In 2021, 13 people were killed, 356 were seriously injured and 1,781 were slightly injured in reported road collisions on Great Britain's roads when there was snow or frost/ice on the road surface.
Is driving in winter safe?
Driving in the winter is very different than at other times of the year. Adverse weather and longer periods of darkness (especially after the clocks go back at the end of October) make driving more hazardous. Sometimes conditions can be extreme, as we have found out over recent winters, with prolonged periods of heavy snow and floods.
Different weather conditions create different hazards throughout the winter and in different areas of the country at different times. A single journey may take us into very different weather, road and traffic conditions, so we need to be prepared for each one. This means that we need to adapt the way we drive to the conditions.

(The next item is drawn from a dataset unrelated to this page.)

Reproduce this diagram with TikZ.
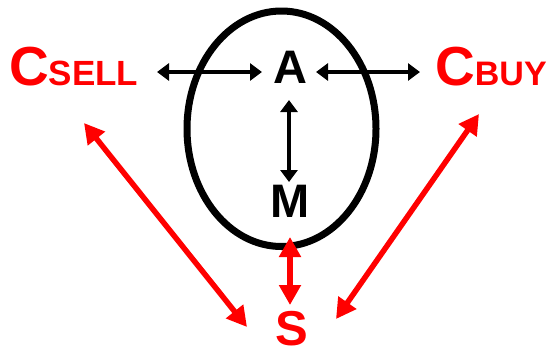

Most of us have very little experience driving in extreme conditions, such as snow, so take some time to consider how it affects your driving. Don't just drive as normal and in very bad conditions, avoid driving completely, unless you absolutely have to make the journey and driving is the only option.
For general advice about driving safely in winter, you can download our leaflet ‘Winter driving tips’ from this page.
Winter driving for work
RoSPA encourages employers to have a winter driving policy for their staff who drive
for work purposes.
Do your employees have to travel?
The central question about winter driving is, do you have to travel? When conditions are not so bad as to prevent travel entirely, there are various aspects of journey planning that enable trips to be undertaken more safely. Every journey should be managed and those responsible for winter journey planning should take into account road type, hazards, traffic densities, and high-risk features such as steep hills.
How journey planning can help
Changes in the weather should be considered as part of the journey-planning process. Heeding Police advice and being situationally aware should be part of the risk assessment process. Severe weather not only disrupts the Transport Network, but it also impacts the economy, creates the potential for reputational damage for businesses and governments, and can impact people, their families, and communities where lives are lost and members of the public are injured.
It is also crucial that journey scheduling allows time for sufficient rest stops, for drivers to take
account of reasonably foreseeable weather and traffic conditions, and to comply with speed limits. Good practice is to build time into a journey, which means drivers will be less likely to rush in order to make up for any delays. It is conceivable that journey routes and scheduling might need to be altered during the winter months.
Review your emergency arrangements
Employers should review their emergency arrangements with staff so they know what to do in the event of an a collision, breakdown or getting stuck, and ensure that vehicles contain adequate equipment.
Reducing the risk
Underpin each day with a risk assessment. A safe vehicle, safe journey, and safe and healthy drivers save lives.
Reduce the risk by not making the journey when the weather is inclement. Reducing the risk reduces the potential for crashing and reduces the risk to emergency responders within a post-crash situation.
Businesses have a role to play at any time of year embedding the outcomes from risk assessments into daily practice; this exchange of knowledge and skills is life-enhancing.